Prosthetics

Dental bridges

Types of Dental bridges

All-Porcelain Bridge

When dental implants cannot be employed to replace a missing or extracted tooth, then a fixed or permanently cemented dental bridge is the next best solution. These non-removeable tooth replacements can be constructed out of many materials. The design and overall strength of these restorations is evolving quickly. At this time, the most common porcelain varieties (e.g. Zirconium, Procera, E Max) used as substructures or frameworks still have lower flexural strength relative to metallic versions but their popularity is growning rapidly. The restorative dentist and patient must weigh the risk of occlusal forces and abuse against the ease of creating an esthetic result.

Porcelain supported by a metal substructure (PFM) Bridge

When the supporting substructure is placed under unusually heavy loads, veneering porcelain can chip or fracture off of any bridge or crown. Porcelain is like glass; it has a low tensile strength. If there is significant flexure, it will crack, chip, or break. Adding a metallic substructure under the porcelain will reduce flexing under trauma or excessive loads. If the patient is hard on their dentition with clenching or grinding, it is advisable to support the superficial veneering layer of ceramic with some sort of metal substructure. There are many types of metallic substructures which can be added when maximum strength is needed.

Dental crowns

Dental crowns are restorations that protect damaged, cracked or broken down teeth. A crown strengthens your existing, damaged tooth so as to preserve its functionality.
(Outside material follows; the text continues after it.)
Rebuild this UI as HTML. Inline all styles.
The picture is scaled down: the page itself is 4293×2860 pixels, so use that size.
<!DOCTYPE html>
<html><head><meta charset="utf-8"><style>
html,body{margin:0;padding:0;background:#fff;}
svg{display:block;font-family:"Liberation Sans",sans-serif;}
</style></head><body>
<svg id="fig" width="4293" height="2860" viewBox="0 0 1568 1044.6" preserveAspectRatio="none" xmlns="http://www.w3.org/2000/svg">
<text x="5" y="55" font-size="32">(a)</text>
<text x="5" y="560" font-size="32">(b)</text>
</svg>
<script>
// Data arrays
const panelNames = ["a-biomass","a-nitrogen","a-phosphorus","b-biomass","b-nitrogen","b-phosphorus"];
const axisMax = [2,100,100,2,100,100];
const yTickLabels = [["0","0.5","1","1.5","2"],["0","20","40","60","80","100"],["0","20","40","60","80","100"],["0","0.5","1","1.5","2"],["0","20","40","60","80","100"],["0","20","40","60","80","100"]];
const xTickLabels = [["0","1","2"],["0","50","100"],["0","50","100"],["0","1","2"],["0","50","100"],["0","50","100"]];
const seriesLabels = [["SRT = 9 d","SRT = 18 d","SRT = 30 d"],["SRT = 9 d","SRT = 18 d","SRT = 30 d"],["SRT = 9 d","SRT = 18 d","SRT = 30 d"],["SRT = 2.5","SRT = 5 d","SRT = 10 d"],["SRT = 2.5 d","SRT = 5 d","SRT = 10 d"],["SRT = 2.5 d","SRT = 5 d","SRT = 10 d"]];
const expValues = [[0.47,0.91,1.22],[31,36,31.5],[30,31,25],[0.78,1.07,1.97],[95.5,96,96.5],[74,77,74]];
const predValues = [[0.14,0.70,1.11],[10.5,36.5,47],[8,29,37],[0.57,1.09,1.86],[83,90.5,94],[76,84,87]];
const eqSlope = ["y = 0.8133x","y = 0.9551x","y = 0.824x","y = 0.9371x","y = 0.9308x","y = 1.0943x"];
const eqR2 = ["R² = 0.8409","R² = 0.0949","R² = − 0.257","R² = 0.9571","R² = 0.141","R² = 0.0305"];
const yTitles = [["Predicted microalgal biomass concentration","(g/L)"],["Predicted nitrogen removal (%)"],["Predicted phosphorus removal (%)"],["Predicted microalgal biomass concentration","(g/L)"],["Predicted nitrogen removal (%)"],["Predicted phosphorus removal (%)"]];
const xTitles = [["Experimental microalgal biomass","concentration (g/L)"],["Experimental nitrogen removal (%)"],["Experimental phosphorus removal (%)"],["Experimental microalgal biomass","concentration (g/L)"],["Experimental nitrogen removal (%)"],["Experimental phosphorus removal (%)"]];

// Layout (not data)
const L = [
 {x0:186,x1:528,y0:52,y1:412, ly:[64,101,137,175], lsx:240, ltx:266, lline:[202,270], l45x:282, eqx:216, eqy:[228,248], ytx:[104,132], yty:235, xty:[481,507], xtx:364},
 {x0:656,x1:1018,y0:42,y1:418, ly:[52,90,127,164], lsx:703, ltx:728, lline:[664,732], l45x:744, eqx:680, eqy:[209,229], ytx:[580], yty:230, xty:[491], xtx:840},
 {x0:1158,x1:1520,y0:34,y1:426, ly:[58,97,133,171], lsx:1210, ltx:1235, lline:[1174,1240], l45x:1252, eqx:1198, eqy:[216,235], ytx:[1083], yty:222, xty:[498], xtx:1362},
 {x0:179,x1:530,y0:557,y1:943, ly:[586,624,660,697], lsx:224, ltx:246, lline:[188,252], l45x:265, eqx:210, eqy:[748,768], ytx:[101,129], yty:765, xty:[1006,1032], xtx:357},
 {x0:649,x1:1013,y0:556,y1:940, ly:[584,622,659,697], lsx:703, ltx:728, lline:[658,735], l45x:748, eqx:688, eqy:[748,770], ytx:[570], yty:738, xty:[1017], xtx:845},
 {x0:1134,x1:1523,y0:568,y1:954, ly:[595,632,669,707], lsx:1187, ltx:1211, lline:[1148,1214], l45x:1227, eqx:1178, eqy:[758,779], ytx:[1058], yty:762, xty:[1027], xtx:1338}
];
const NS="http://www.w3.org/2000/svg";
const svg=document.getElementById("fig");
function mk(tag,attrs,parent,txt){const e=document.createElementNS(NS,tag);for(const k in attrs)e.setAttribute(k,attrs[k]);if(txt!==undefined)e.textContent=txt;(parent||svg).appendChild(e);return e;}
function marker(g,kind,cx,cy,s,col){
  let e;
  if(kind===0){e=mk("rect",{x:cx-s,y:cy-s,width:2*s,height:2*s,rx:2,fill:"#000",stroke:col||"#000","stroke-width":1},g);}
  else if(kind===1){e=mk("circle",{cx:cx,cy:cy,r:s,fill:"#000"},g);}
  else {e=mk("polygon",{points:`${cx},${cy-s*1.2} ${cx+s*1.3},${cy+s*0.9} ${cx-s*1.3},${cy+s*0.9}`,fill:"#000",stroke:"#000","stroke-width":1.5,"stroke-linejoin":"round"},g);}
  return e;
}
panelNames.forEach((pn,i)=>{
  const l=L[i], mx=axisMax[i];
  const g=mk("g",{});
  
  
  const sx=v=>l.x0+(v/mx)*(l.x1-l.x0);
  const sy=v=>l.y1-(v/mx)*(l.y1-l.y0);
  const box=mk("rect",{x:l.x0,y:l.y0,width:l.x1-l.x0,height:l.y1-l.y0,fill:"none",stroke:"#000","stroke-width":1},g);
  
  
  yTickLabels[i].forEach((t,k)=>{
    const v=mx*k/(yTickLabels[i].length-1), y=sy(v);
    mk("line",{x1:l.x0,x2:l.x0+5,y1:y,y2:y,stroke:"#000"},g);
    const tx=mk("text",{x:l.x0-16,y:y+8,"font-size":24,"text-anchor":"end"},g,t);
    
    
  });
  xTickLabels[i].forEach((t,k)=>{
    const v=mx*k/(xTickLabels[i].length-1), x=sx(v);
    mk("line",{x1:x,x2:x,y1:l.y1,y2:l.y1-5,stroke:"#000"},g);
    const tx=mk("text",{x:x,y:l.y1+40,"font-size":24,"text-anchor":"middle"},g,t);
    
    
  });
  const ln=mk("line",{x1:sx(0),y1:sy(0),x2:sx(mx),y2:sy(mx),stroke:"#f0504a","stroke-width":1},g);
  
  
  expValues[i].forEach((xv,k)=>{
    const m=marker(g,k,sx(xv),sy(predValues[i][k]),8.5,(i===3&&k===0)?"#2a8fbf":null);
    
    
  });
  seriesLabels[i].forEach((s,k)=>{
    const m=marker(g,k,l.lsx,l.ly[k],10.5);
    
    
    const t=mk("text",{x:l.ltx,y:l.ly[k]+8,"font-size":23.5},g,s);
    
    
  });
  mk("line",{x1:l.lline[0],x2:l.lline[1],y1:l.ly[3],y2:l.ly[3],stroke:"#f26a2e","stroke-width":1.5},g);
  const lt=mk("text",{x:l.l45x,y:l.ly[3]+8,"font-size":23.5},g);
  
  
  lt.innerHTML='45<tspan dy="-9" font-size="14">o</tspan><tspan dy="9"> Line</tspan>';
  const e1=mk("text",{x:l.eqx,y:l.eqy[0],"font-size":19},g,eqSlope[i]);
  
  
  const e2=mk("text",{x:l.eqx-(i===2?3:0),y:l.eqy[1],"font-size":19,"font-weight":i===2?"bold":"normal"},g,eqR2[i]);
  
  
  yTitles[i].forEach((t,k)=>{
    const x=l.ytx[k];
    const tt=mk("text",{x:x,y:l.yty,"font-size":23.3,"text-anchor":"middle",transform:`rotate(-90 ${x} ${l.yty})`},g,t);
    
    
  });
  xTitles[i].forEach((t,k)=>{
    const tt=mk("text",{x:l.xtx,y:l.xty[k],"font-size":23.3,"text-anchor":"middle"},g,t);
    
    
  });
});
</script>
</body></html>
Why might you need crowns?

If your tooth has undergone significant decay and there is not enough tooth structure remaining to support a filling or an inlay and maintain functionaility.

If you have a large cavity and opt for the additional protection a crown offers to your tooth over a large composite filling or an inlay.

If you have had a dental implant to replace a missing tooth, a crown will be fitted to the abutment of the titanium implant.

Following root canal treatment, a crown is often needed to strengthen the tooth.

If you grind your teeth and have a poor diet, acid errosion may reduce your teeth to a point where the only option available is to crown them.

What materials can crowns be made from?

In modern-day dentistry there is a wide variety of dental materials to choose from. Some crowns are made from full gold, where as others are made from an alloy of metals fused to a porcelain outer shell. After time, crowns that are made from a combination of metal fused to porcelain can begin to show dark gum lines that are not aesthetically attractive. All-porcelain or – ceramic crowns are the best choice for a natural cosmetic look. There are many different brands and types of porcelain crowns, and the variation between the costs of dental crowns at different dental practices may well reflect the quality of the materials used.

How long do crowns last?

This will depend largely on how well you look after your teeth. Dental crowns require the same level of care and attention as your natural teeth. Provided you have a good oral hygiene program, attend regular checkups at your dentist, don’t grind your teeth, maintain a tooth-kind diet and don’t do things like open beer bottles with your teeth, a high-quality dental crown can last 10-15 years.

Veneers

A veneer is a thin layer of porcelain made to fit over the front surface of a tooth, like a false fingernail fits over a nail. Sometimes a natural colour ‘composite’ material is used instead of porcelain.

Veneers can improve the colour, shape and position of your teeth. A precise shade of porcelain can be chosen to give the right colour to improve a single discoloured tooth or to lighten the front teeth. A veneer can make a chipped tooth look intact again. The porcelain covers the whole of the front of the tooth with a thicker section replacing the broken part. Veneers can also be used to close small gaps, when orthodontics (braces) are not suitable. If one tooth is slightly out of position, a veneer can sometimes be fitted to bring it into line with the others. Veneers make teeth look natural and healthy. Because they are very thin and are held in place by a special strong bond (rather like super-glue) very little preparation of the tooth is needed.

The two most common materials used to fabricate or create dental veneers are composite resin and porcelain. Indirect (created outside of your mouth) porcelain veneers and composite veneers are made by a dental technician in a dental laboratory; direct (created directly on your teeth) composite veneers are made by your dentist during your appointment at the our office.

Porcelain dental veneers

Porcelain dental veneers are more appropriate solutions for severe cases involving dullness, wear, discoloration, extensive chipping, cracking, spacing or uneven teeth.

Composite bonding

Composite bonding or just bonding – which refers to direct composite veneers – is an inexpensive, effective and minimally invasive way to restore and correct small chips, cracks and discoloration in the teeth.